90 / Chess - big deal, how many moves can there be?

Well, quite a few, actually. In fact, the possible moves in a chess game outnumber the estimated number of atoms in the universe. 

Come again? I have written before about the Cosmos and some of its staggering numbers. In fact, I like numbers - numbers and mathematics are fun.

Back to chess. I read about Magnus Carlsen in Time, a chess grandmaster who became the world's #1 at age 18, the youngest to ever achieve this in the game's history. The thing with Carlsen is, he doesn't even try hard.
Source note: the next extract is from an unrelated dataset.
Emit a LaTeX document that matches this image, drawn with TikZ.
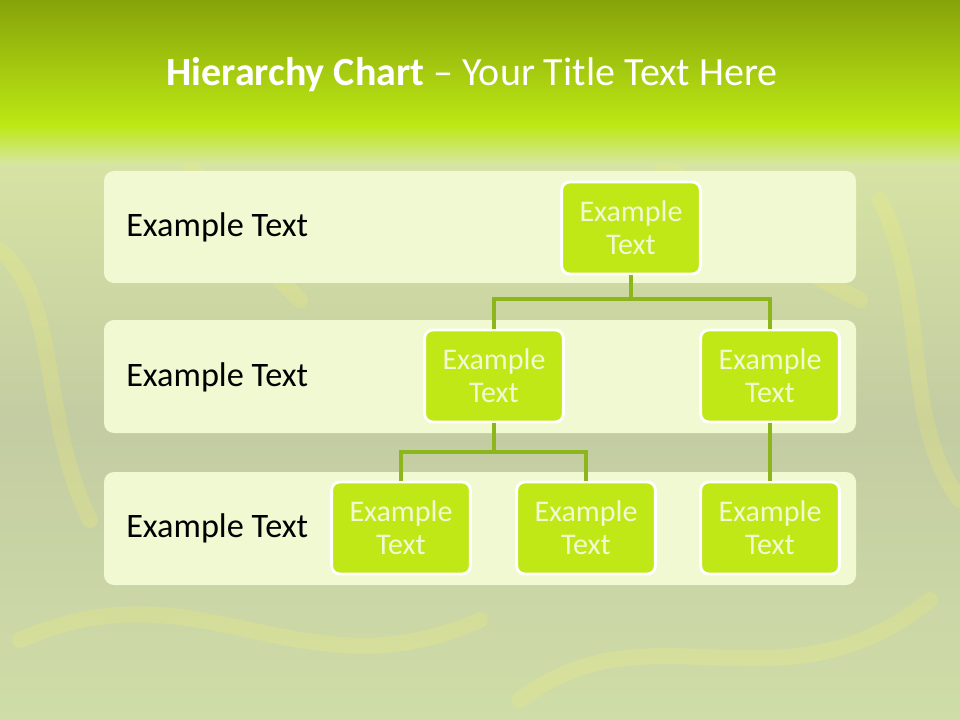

As other chess players in his league, he can play many games at the same time - blindfolded; where he just listens to the coordinates of where a chess piece is moved to.

So what fascinates me most about this guy is the seeming ease of his mastery. Now retired grandmaster Kasparov says Carlsen has a deeply intuitive sense for the game, that he has a natural feel for where to place the pieces. Imagine someone like Carlsen hardly ponders where to make the next move to, but he just places the piece in the right spot by intuition - all the while calculating about 20 moves ahead. A bit like you walking in the street, knowing three steps ahead where your foot is going to go.

Somehow I can relate to that intuition: It is the same sixth sense that makes me frame a picture in a certain way, press the shutter button at a certain time. People ask, 'how do you know what to do?' Well, there's no answer to the question; you just know - it's intuition.